I sit here shaking my head. Over ten years ago I read a right-wing magazine - not something I do often but this one was free and it had an article on teen-age dating trends. It spoke of serial monagamy bemoaning the fact that our teen-agers were having sex at such a young age. As this had currently become a huge issue in my own family, I read on. The article then put forth the idea that we should lower the age of consent for marriage so the children would not have sex outside of marriage.

They lost me at that point. My concern was about children having sex and their's was about children having sex outside of marriage. They were suggesting that children, who already showed a tendancy to serial monagamy, should get married. So what happens when the first flush of romance dies or that burst of lust is no longer. The marriage will end - but hey, the children at least did not have pre-marital sex.

I look at this way of thinking and I think of the complaint that if we allow GLBTTs to get married we will make a mockery of marriage or we will start the downfall of marriage.

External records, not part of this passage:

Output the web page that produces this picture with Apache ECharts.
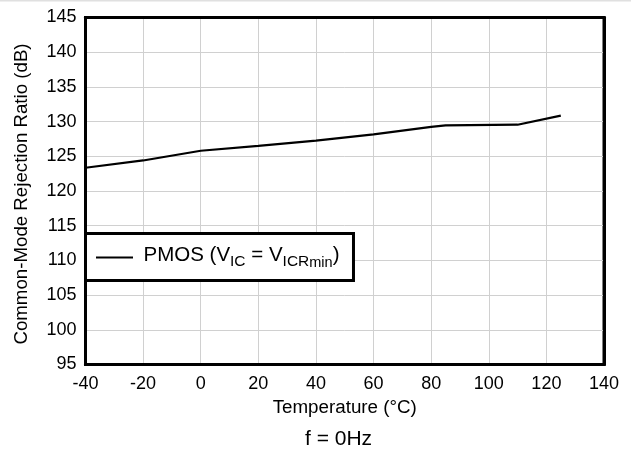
<!DOCTYPE html>
<html>
<head>
<meta charset="utf-8">
<script src="https://cdn.jsdelivr.net/npm/echarts@6/dist/echarts.min.js"></script>
<style>html,body{margin:0;padding:0;background:#fff;}#c{width:631px;height:449px;}</style>
</head>
<body>
<div id="c"></div>
<script>
const temperatures = [-40, -20, 0, 20, 40, 60, 80, 85, 110, 125];
const cmrrPmos = [123.35, 124.4, 125.8, 126.5, 127.25, 128.15, 129.25, 129.45, 129.55, 130.85];
const seriesName = 'PMOS';
const xTitle = 'Temperature (°C)';
const yTitle = 'Common-Mode Rejection Ratio (dB)';
const footnote = 'f = 0Hz';

const FONT = 'Liberation Sans, Arial, sans-serif';
const chart = echarts.init(document.getElementById('c'), null, {renderer: 'canvas'});
const frame = {show: true, onZero: false, lineStyle: {color: '#000', width: 3}};
const grid = {left: 85.5, top: 17.5, right: 27, bottom: 84.5, show: true, borderColor: '#000', borderWidth: 3, backgroundColor: 'transparent'};
chart.setOption({
  animation: false,
  backgroundColor: '#fff',
  grid: grid,
  xAxis: [{
    type: 'value', min: -40, max: 140, interval: 20, position: 'bottom',
    name: xTitle, nameLocation: 'middle', nameGap: 27.5,
    nameTextStyle: {fontFamily: FONT, fontSize: 18.8, color: '#000'},
    axisLine: frame, axisTick: {show: false},
    axisLabel: {fontFamily: FONT, fontSize: 18, color: '#000', margin: 11},
    splitLine: {show: true, lineStyle: {color: '#d0d0d0', width: 1}}
  }, {
    type: 'value', min: -40, max: 140, interval: 20, position: 'top',
    axisLine: frame, axisTick: {show: false}, axisLabel: {show: false}, splitLine: {show: false}
  }],
  yAxis: [{
    type: 'value', min: 95, max: 145, interval: 5, position: 'left',
    name: yTitle, nameLocation: 'middle', nameGap: 54,
    nameTextStyle: {fontFamily: FONT, fontSize: 18.7, color: '#000', padding: [0, 6, 0, 0]},
    axisLine: frame, axisTick: {show: false},
    axisLabel: {fontFamily: FONT, fontSize: 18, color: '#000', margin: 9},
    splitLine: {show: true, lineStyle: {color: '#d0d0d0', width: 1}}
  }, {
    type: 'value', min: 95, max: 145, interval: 5, position: 'right',
    axisLine: frame, axisTick: {show: false}, axisLabel: {show: false}, splitLine: {show: false}
  }],
  legend: {
    show: true, left: 85.5, top: 233.5, orient: 'vertical',
    padding: [11, 14, 10, 10.5],
    backgroundColor: '#fff', borderColor: '#000', borderWidth: 3, borderRadius: 0,
    itemWidth: 37, itemHeight: 2.2, icon: 'rect',
    data: [seriesName],
    formatter: function () {
      return '{a|PMOS (V}{s|IC}{b| = V}{s|ICR}{m|min}{e|)}';
    },
    textStyle: {
      fontFamily: FONT, color: '#000',
      rich: {
        a: {fontFamily: FONT, fontSize: 20.5, color: '#000', verticalAlign: 'bottom', padding: [0, 0, 5, 5.5]},
        b: {fontFamily: FONT, fontSize: 20.5, color: '#000', verticalAlign: 'bottom', padding: [0, 0, 5, 0]},
        e: {fontFamily: FONT, fontSize: 20.5, color: '#000', verticalAlign: 'bottom', padding: [0, 0, 5, 0]},
        s: {fontFamily: FONT, fontSize: 15.5, color: '#000', verticalAlign: 'bottom', padding: [0, 0, 0.5, 0]},
        m: {fontFamily: FONT, fontSize: 14.5, color: '#000', verticalAlign: 'bottom', padding: [0, 0, 0, 0]}
      }
    }
  },
  graphic: [
    {type: 'rect', shape: {x: 0, y: 0, width: 631, height: 1.5}, style: {fill: '#e0e0e0'}, silent: true},
    {type: 'text', left: 305, top: 429, style: {text: footnote, fontFamily: FONT, fontSize: 21, fill: '#000'}}
  ],
  series: [{
    name: seriesName, type: 'line', symbol: 'none', xAxisIndex: 0, yAxisIndex: 0,
    lineStyle: {color: '#000', width: 2.2}, itemStyle: {color: '#000'},
    data: temperatures.map((t, i) => [t, cmrrPmos[i]]), z: 3
  }]
});
</script>
</body>
</html>
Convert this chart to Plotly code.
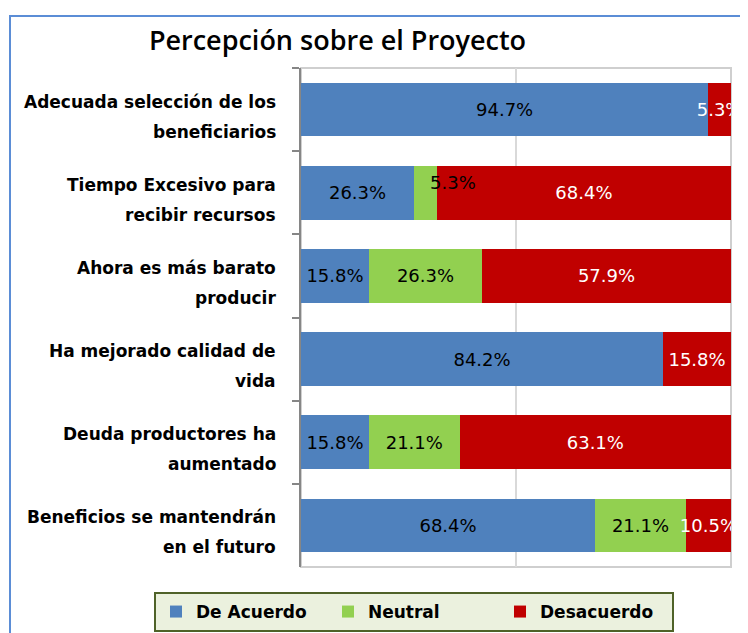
import plotly.graph_objects as go

categories = [
    "Adecuada selección de los<br>beneficiarios",
    "Tiempo Excesivo para<br>recibir recursos",
    "Ahora es más barato<br>producir",
    "Ha mejorado calidad de<br>vida",
    "Deuda productores ha<br>aumentado",
    "Beneficios se mantendrán<br>en el futuro",
]
de_acuerdo = [94.7, 26.3, 15.8, 84.2, 15.8, 68.4]
neutral = [0.0, 5.3, 26.3, 0.0, 21.1, 21.1]
desacuerdo = [5.3, 68.4, 57.9, 15.8, 63.1, 10.5]
series_names = ["De Acuerdo", "Neutral", "Desacuerdo"]
title_text = "Percepción sobre el Proyecto"

colors = ["#4F81BD", "#92D050", "#C00000"]
text_colors = ["#000000", "#000000", "#FFFFFF"]

# the small green segment's label is drawn offset (as in the original)
offset_label = (1, 1)  # (series index, category index)

# page body margin (8px) is compensated in the figure geometry
W, H = 748, 633
ML, MR, MT, MB = 293, 25, 60, 74
PW, PH = W - ML - MR, H - MT - MB

fig = go.Figure()
all_series = [de_acuerdo, neutral, desacuerdo]
for si, (name, vals) in enumerate(zip(series_names, all_series)):
    texts = []
    for ci, v in enumerate(vals):
        if v <= 0 or (si, ci) == offset_label:
            texts.append("")
        else:
            texts.append(f"{v:.1f}%")
    fig.add_trace(go.Bar(
        y=categories, x=vals, name=name, orientation="h",
        marker=dict(color=colors[si], line=dict(width=0)),
        text=texts, textposition="inside", insidetextanchor="middle",
        constraintext="none", textangle=0, cliponaxis=True,
        textfont=dict(family="DejaVu Sans", size=18, color=text_colors[si]),
        hoverinfo="skip",
    ))

annotations = []
# category labels (two lines each, wider line spacing)
for cat in categories:
    lines = cat.split("<br>")
    for li, line in enumerate(lines):
        annotations.append(dict(
            x=0, xref="paper", y=cat, yref="y",
            text=line, showarrow=False, xanchor="right", yanchor="middle",
            xshift=-23, yshift=8 - 30 * li,
            font=dict(family="DejaVu Sans", size=17, color="#000000", weight="bold"),
        ))

# offset label for the small neutral segment
si, ci = offset_label
val = all_series[si][ci]
base = sum(all_series[k][ci] for k in range(si))
annotations.append(dict(
    x=base + val / 2, xref="x", y=categories[ci], yref="y",
    text=f"{val:.1f}%", showarrow=False, xanchor="center", yanchor="middle",
    xshift=28, yshift=10,
    font=dict(family="DejaVu Sans", size=18, color="#000000"),
))

shapes = [
    # outer chart border (light blue)
    dict(type="rect", xref="paper", yref="paper", x0=(2 - ML) / PW, x1=2,
         y0=-1, y1=(PH + MT - 8) / PH, line=dict(color="#5B8DD6", width=2),
         layer="below"),
    # plot area border
    dict(type="rect", xref="paper", yref="paper", x0=0, x1=1, y0=0, y1=1,
         line=dict(color="#CFCFCF", width=2), layer="below"),
]

fig.update_layout(
    width=W, height=H,
    margin=dict(l=ML, r=MR, t=MT, b=MB, autoexpand=False),
    paper_bgcolor="white", plot_bgcolor="white",
    barmode="stack", bargap=0.353,
    title=dict(text=title_text, x=329.5 / W, xref="container", xanchor="center",
               y=1 - 33 / H, yref="container", yanchor="middle",
               font=dict(family="Open Sans", size=27, color="#000000", weight=600)),
    xaxis=dict(range=[0, 100], showticklabels=False, showgrid=True,
               gridcolor="#D9D9D9", gridwidth=1.5, dtick=50, tick0=0,
               zeroline=False, ticks="", fixedrange=True),
    yaxis=dict(categoryorder="array", categoryarray=categories,
               autorange="reversed", showticklabels=False, showgrid=False,
               showline=True, linecolor="#868686", linewidth=2,
               ticks="outside", tickson="boundaries", ticklen=7,
               tickcolor="#868686", tickwidth=2, zeroline=False),
    legend=dict(orientation="h", x=(146 - ML) / PW, xanchor="left",
                y=(PH + MT - 584) / PH, yanchor="top",
                bgcolor="#EBF1DE", bordercolor="#4F6228", borderwidth=2,
                font=dict(family="DejaVu Sans", size=17, color="#000000",
                          weight="bold"),
                traceorder="normal", entrywidth=127),
    annotations=annotations,
    shapes=shapes,
    showlegend=True,
)

fig.write_html("out.html")
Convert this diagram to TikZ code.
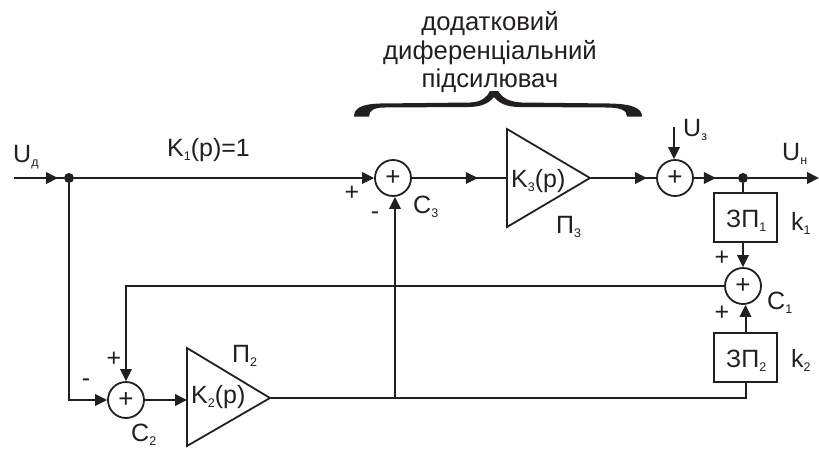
\documentclass[tikz,border=0pt]{standalone}
\usepackage{fontspec}
\setmainfont{Liberation Sans}
\usetikzlibrary{arrows.meta,decorations.markings,calc}
\definecolor{ink}{HTML}{231F20}
\newcommand{\fs}[1]{\fontsize{#1}{#1}\selectfont}
\newcommand{\sbs}[1]{\raisebox{-4pt}{\fs{12.5}#1}}
\tikzset{
  wedge/.tip={Triangle[length=12pt,width=11.5pt]},
  wire/.style={draw=ink,line width=2pt},
  arr/.style={wire,-{wedge}},
  marrow/.style={postaction={decorate,decoration={markings,mark=at position #1 with {\arrow[ink]{wedge}}}}},
  sumnode/.style={circle,draw=ink,line width=1.8pt,minimum size=36pt,inner sep=0pt,fill=white,text=ink,font=\fs{26}},
  blockbox/.style={rectangle,draw=ink,line width=1.8pt,inner sep=0pt,text=ink,font=\fs{25}},
  amp/.style={draw=ink,line width=1.8pt,line join=miter},
  lab/.style={anchor=base west,inner sep=0pt,text=ink,font=\fs{25}},
  mid/.style={anchor=center,inner sep=0pt,text=ink,font=\fs{25}},
  toptext/.style={anchor=base,inner sep=0pt,text=ink,font=\fs{25.7}},
  junction/.style={circle,fill=ink,inner sep=0pt,minimum size=10pt}
}
\begin{document}
\begin{tikzpicture}[x=1pt,y=-1pt]
\useasboundingbox (0,0) rectangle (819,448);
% coordinates
\coordinate (in) at (14,178);
\coordinate (out) at (819,178);
\coordinate (k3a) at (507,129);
\coordinate (k3b) at (507,227);
\coordinate (k3t) at (590,178);
\coordinate (k3l) at (507,178);
\coordinate (k2a) at (187,348);
\coordinate (k2b) at (187,446);
\coordinate (k2t) at (270,398);
\coordinate (k2l) at (187,400);
\coordinate (uz) at (674,127);
\coordinate (tap) at (395,398);
% nodes
\node[junction] (d1) at (69,178) {};
\node[junction] (d2) at (743,178) {};
\node[sumnode] (c3) at (393,178) {+};
\node[sumnode] (c4) at (675,178) {+};
\node[sumnode] (c1) at (743,286) {+};
\node[sumnode] (c2) at (126,400) {+};
\node[blockbox,minimum width=63pt,minimum height=49pt] (b1) at (745.5,217.5) {};
\node[blockbox,minimum width=63pt,minimum height=49pt] (b2) at (745.5,357.5) {};
% amplifiers
\draw[amp] (k3a) -- (k3t) -- (k3b) -- cycle;
\draw[amp] (k2a) -- (k2t) -- (k2b) -- cycle;
% connectors
\draw[wire,marrow=44pt] (in) -- (d1);
\draw[arr] (d1) -- (c3.west);
\draw[wire,marrow=66pt] (c3.east) -- (k3l);
\draw[wire,marrow=57pt] (k3t) -- (c4.west);
\draw[arr] (uz) -- (uz |- c4.north);
\draw[wire,marrow=22pt] (c4.east) -- (d2);
\draw[arr] (d2) -- (out);
\draw[wire] (d2) -- (d2 |- b1.north);
\draw[arr] (d2 |- b1.south) -- (c1.north);
\draw[arr] (b2.north) -- (b2.north |- c1.south);
\draw[wire] (k2t) -| (b2.south);
\draw[arr] (tap) -- (tap |- c3.south);
\draw[arr] (c1.west) -| (c2.north);
\draw[arr] (d1) |- (c2.west);
\draw[arr] (c2.east) -- (k2l);
% brace
\fill[ink] (354,116.5) .. controls (354,108) and (362,104) .. (380,103.5)
  -- (470,102.5) .. controls (482,102) and (487,97) .. (490,91) -- (498,91)
  .. controls (502,97) and (508,102) .. (522,102.5) -- (610,103.5)
  .. controls (632,104) and (642,108) .. (642,116.5) -- (627,116.5)
  .. controls (627,110) and (620,107.5) .. (606,107.5) -- (520,107)
  .. controls (506,107) and (499,103) .. (494,97) .. controls (489,103) and (482,107) .. (468,107)
  -- (384,107.5) .. controls (375,107.5) and (369,110) .. (369,116.5) -- cycle;
% labels
\node[toptext] (t1) at (490,30) {додатковий};
\node[toptext] (t2) at (490,59) {диференціальний};
\node[toptext] (t3) at (490,87) {підсилювач};
\node[lab] (ud) at (13,162) {U\sbs{д}};
\node[lab] (k1p) at (167,156) {K\sbs{1}(p)=1};
\node[mid] (p3p) at (352,193) {+};
\node[mid] (p3m) at (375,216) {-};
\node[lab] (lc3) at (413,213) {C\sbs{3}};
\node[lab] (lk3) at (511,187) {K\sbs{3}(p)};
\node[lab] (lp3) at (556,233) {П\sbs{3}};
\node[lab] (luz) at (683,136) {U\sbs{з}};
\node[lab] (lun) at (782,160) {U\sbs{н}};
\node[lab] (lb1) at (726,227) {ЗП\sbs{1}};
\node[lab] (lk1) at (791,230) {k\sbs{1}};
\node[mid] (p1a) at (722,258) {+};
\node[mid] (p1b) at (722,313) {+};
\node[lab] (lc1) at (767,309) {C\sbs{1}};
\node[lab] (lb2) at (726,367) {ЗП\sbs{2}};
\node[lab] (lk2) at (791,367) {k\sbs{2}};
\node[mid] (p2a) at (114,359) {+};
\node[mid] (p2m) at (86,383) {-};
\node[lab] (lc2) at (131,441) {C\sbs{2}};
\node[lab] (lp2) at (232,362) {П\sbs{2}};
\node[lab] (lk2p) at (191,403) {K\sbs{2}(p)};
\end{tikzpicture}
\end{document}
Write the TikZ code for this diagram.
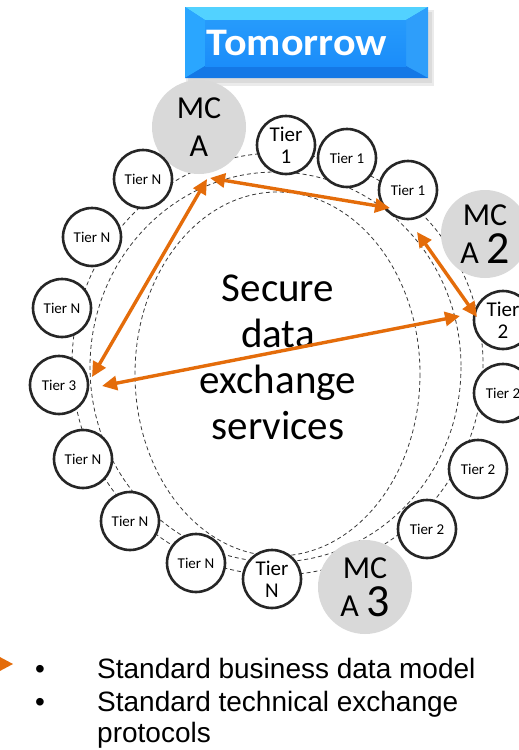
\documentclass[tikz,border=0pt]{standalone}
\usepackage{fontspec}
\setmainfont{Carlito}
\newfontfamily\arialf{Liberation Sans}
\usetikzlibrary{arrows.meta}
\definecolor{orng}{HTML}{E46C0A}
\definecolor{mcagray}{HTML}{D9D9D9}
\definecolor{ringcol}{HTML}{262626}
\definecolor{bvtop}{HTML}{52D2FF}
\definecolor{bvleft}{HTML}{2AA6FF}
\definecolor{bvright}{HTML}{2E9EFA}
\definecolor{bvbot}{HTML}{1478E6}
\definecolor{bvface}{HTML}{1B8DFA}
\begin{document}
\begin{tikzpicture}[x=1pt,y=-1pt,
  tier/.style={circle, draw=ringcol, line width=2.6pt, fill=white, minimum size=58pt, inner sep=0pt, align=center, font=\fontsize{15}{18}\selectfont},
  tierbig/.style={tier, font=\fontsize{21}{22}\selectfont},
  mca/.style={circle, fill=mcagray, minimum size=94pt, inner sep=0pt, align=center, font=\fontsize{32}{38}\selectfont},
  dashring/.style={draw=black!78, line width=0.8pt, dash pattern=on 4pt off 3pt},
  link/.style={draw=orng, line width=3.4pt, {Triangle[length=15pt,width=14pt]}-{Triangle[length=15pt,width=14pt]}},
  bultext/.style={anchor=base west, inner sep=0pt, font=\arialf\fontsize{28}{32}\selectfont}
]
\useasboundingbox (0,0) rectangle (519,750);
\clip (0,0) rectangle (519,750);
\fill[white] (0,0) rectangle (519,750);

% Tomorrow box
\fill[black!25, opacity=0.5] (188,12) rectangle (432,83);
\fill[black!15, opacity=0.5] (186,10) rectangle (434,86);
\fill[bvface] (185,7) rectangle (428,78);
\fill[bvtop] (185,7) -- (428,7) -- (406,20) -- (205,20) -- cycle;
\fill[bvleft] (185,7) -- (205,20) -- (205,66) -- (185,78) -- cycle;
\fill[bvright] (428,7) -- (406,20) -- (406,66) -- (428,78) -- cycle;
\fill[bvbot] (185,78) -- (205,66) -- (406,66) -- (428,78) -- cycle;
\shade[top color=bvface!80!bvtop, bottom color=bvface] (205,20) rectangle (406,66);
\node[text=white, font=\fontsize{39}{40}\selectfont\bfseries, inner sep=0pt] (tom) at (297,43) {\scalebox{1.08}[1]{Tomorrow}};

% dashed rings
\draw[dashring] (277.5,364) ellipse [x radius=205.5, y radius=211];
\draw[dashring] (275.5,367) ellipse [x radius=185.5, y radius=195];
\draw[dashring] (277.5,374) ellipse [x radius=142.5, y radius=182];

% MCA circles
\node[mca] (mcaA) at (199,127) {MC\\A};
\node[mca, minimum size=88pt] (mcaB) at (485,234) {MC\\A {\fontsize{46}{38}\selectfont 2}};
\node[mca] (mcaC) at (365,587) {MC\\A {\fontsize{46}{38}\selectfont 3}};

% tier circles
\node[tierbig] (t1a) at (286,145) {Tier\\1};
\node[tier] (t1b) at (347,158) {Tier 1};
\node[tier] (t1c) at (408,190) {Tier 1};
\node[tierbig] (t2a) at (503,320) {Tier\\2};
\node[tier] (t2b) at (503,393) {Tier 2};
\node[tier] (t2c) at (478,469) {Tier 2};
\node[tier] (t2d) at (427,529) {Tier 2};
\node[tierbig] (tNa) at (272,579) {Tier\\N};
\node[tier] (tNb) at (196,563) {Tier N};
\node[tier] (tNc) at (130,521) {Tier N};
\node[tier] (tNd) at (83,459) {Tier N};
\node[tier] (t3) at (59,385) {Tier 3};
\node[tier] (tNe) at (62,308) {Tier N};
\node[tier] (tNf) at (92,237) {Tier N};
\node[tier] (tNg) at (143,179) {Tier N};

% centre text
\node[align=center, font=\fontsize{41}{46}\selectfont, inner sep=0pt] (core) at (278,357) {Secure\\data\\exchange\\services};

% arrow end points
\coordinate (pA1) at (210,178);
\coordinate (pA2) at (207,179);
\coordinate (p1c) at (390,208);
\coordinate (p1d) at (417,232);
\coordinate (p2a) at (477,317);
\coordinate (p2b) at (460,316);
\coordinate (p3a) at (92,377);
\coordinate (p3b) at (102,386);

\draw[link] (pA1) -- (p1c);
\draw[link] (pA2) -- (p3a);
\draw[link] (p1d) -- (p2a);
\draw[link] (p3b) -- (p2b);

% bottom legend
\fill[orng] (-2,656) -- (13,664) -- (-2,672) -- cycle;
\node[bultext] (b1) at (35,678) {•};
\node[bultext] (b2) at (35,711) {•};
\node[bultext] (l1) at (97,678) {Standard business data model};
\node[bultext] (l2) at (97,711) {Standard technical exchange};
\node[bultext] (l3) at (97,742) {protocols};
\end{tikzpicture}
\end{document}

Excuse me! The couple last night at eucharist is a same-sex couple and I would say their relationship is a beautiful example of what Christian marriage should be. It is clear that God is very present in their relationship and that the relationship has borne much fruit both within itself and for those who know and love them. One of the things I stress when teaching about Christian marriage is that outward flow of the gifts that God has given them in each other. I teach that marriage is a sacrament and we explore what sacrament means - an outward and visible sign of God's inward and visible grace. I can see that in spades in last night's couple. I can see it in the couple I recently did marriage prep with.

Now it may also be pressent in Sarah Palin's daughter and her fiance. I don't know them so I can't say that it is not. But the point is there is more danger of making a mockery of marriage or contributing to a downfall of it by getting married solely because one is pregnant. It is not to say that this particular marriage will not work out or that it will not be as beautiful example of Christian marriage - it may well be. I will admit to having my doubts based on the experience of many other teen-age marriages.

But this could show us that the problem is not about same-sex marriage per se but about same sex sex. Are we actually against two people committing to each other or are we against the idea of two people of the same-sex having sex?

Maybe I'm nit-picking.

On the way home, I started mentioning some of these thoughts to my husband. He asked the question - do people get as uptight about two women together as they do about two men? I don't think they do. There is a very real focus in the writings that abound on two males rather than two females. There is little mention of the non-sexual aspects of any relationship which actually form a larger portion of the relationship time.

From my conversations with various people and from the reading that I have been doing, I would say that the biblical basis and doctrinal basis are being used to mask an over-all discomfort with sex itself and even more - a society that still has not come to accept the equality of male and female. Sex should not occur outside of marriage and no man should take on a perceived female role.

A few years ago the Anglican Church of Canada passed a resolution saying the we recognize the integrity and sanctity of committed adult same-sex relationships. We have decided to look at the relationship as a whole and recognize that God is indeed present in many same-sex relationships just as God is indeed present in many opposite-sex relationships. We are not cheapening marriage. We are holding an ideal up. That ideal is not about legimating sex. It is about thinking seriously what it means to be in a relationship truly blessed by God. It is about what it means to be in a healthy committed relationship where the vows are taken because the couple recognizes God's presence and gift in their relationship. I have yet heard one couple - homosexual or heterosexual - tell me that they want to get married so they can have sex. Instead what I have heard is about committment and celebrating and acknowledging God's presence in their relationship. Indeed - it is about Christian marriage and all that it entails.